▶ [SUPPLIED ENTRIES]:
● ● ●
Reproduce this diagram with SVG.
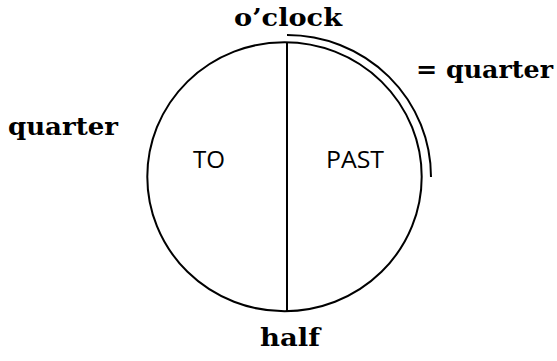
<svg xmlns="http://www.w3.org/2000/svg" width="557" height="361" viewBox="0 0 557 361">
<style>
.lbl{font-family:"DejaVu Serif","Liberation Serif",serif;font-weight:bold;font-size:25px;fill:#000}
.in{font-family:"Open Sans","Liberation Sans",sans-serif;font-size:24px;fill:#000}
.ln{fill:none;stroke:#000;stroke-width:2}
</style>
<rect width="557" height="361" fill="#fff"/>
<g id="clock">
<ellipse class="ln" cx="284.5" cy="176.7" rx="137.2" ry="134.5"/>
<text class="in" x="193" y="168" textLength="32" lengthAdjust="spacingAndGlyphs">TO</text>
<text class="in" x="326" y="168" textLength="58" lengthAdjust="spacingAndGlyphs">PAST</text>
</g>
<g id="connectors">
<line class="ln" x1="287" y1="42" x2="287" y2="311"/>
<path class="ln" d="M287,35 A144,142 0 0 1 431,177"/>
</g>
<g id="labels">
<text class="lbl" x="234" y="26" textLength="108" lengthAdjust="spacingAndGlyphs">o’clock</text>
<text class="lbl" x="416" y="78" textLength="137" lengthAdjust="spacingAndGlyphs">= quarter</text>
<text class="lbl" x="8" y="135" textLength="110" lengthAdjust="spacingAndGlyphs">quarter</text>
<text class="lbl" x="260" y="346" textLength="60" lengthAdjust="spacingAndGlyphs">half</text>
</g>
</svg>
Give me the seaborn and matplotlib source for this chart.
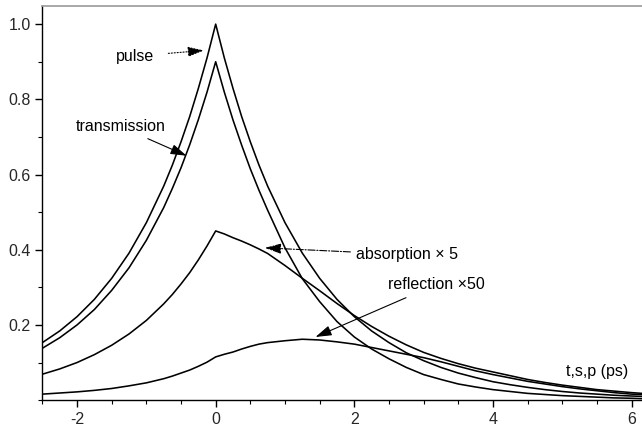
● ● ●
Transcribe each line above verbatim, with the pictures left out.

▶ [FULL SOLUTION]:
Reproduce this diagram with SVG.
<svg xmlns="http://www.w3.org/2000/svg" width="557" height="361" viewBox="0 0 557 361">
<style>
.lbl{font-family:"DejaVu Serif","Liberation Serif",serif;font-weight:bold;font-size:25px;fill:#000}
.in{font-family:"Open Sans","Liberation Sans",sans-serif;font-size:24px;fill:#000}
.ln{fill:none;stroke:#000;stroke-width:2}
</style>
<rect width="557" height="361" fill="#fff"/>
<g id="clock">
<ellipse class="ln" cx="284.5" cy="176.7" rx="137.2" ry="134.5"/>
<text class="in" x="193" y="168" textLength="32" lengthAdjust="spacingAndGlyphs">TO</text>
<text class="in" x="326" y="168" textLength="58" lengthAdjust="spacingAndGlyphs">PAST</text>
</g>
<g id="connectors">
<line class="ln" x1="287" y1="42" x2="287" y2="311"/>
<path class="ln" d="M287,35 A144,142 0 0 1 431,177"/>
</g>
<g id="labels">
<text class="lbl" x="234" y="26" textLength="108" lengthAdjust="spacingAndGlyphs">o’clock</text>
<text class="lbl" x="416" y="78" textLength="137" lengthAdjust="spacingAndGlyphs">= quarter</text>
<text class="lbl" x="8" y="135" textLength="110" lengthAdjust="spacingAndGlyphs">quarter</text>
<text class="lbl" x="260" y="346" textLength="60" lengthAdjust="spacingAndGlyphs">half</text>
</g>
</svg>
Give me the seaborn and matplotlib source for this chart.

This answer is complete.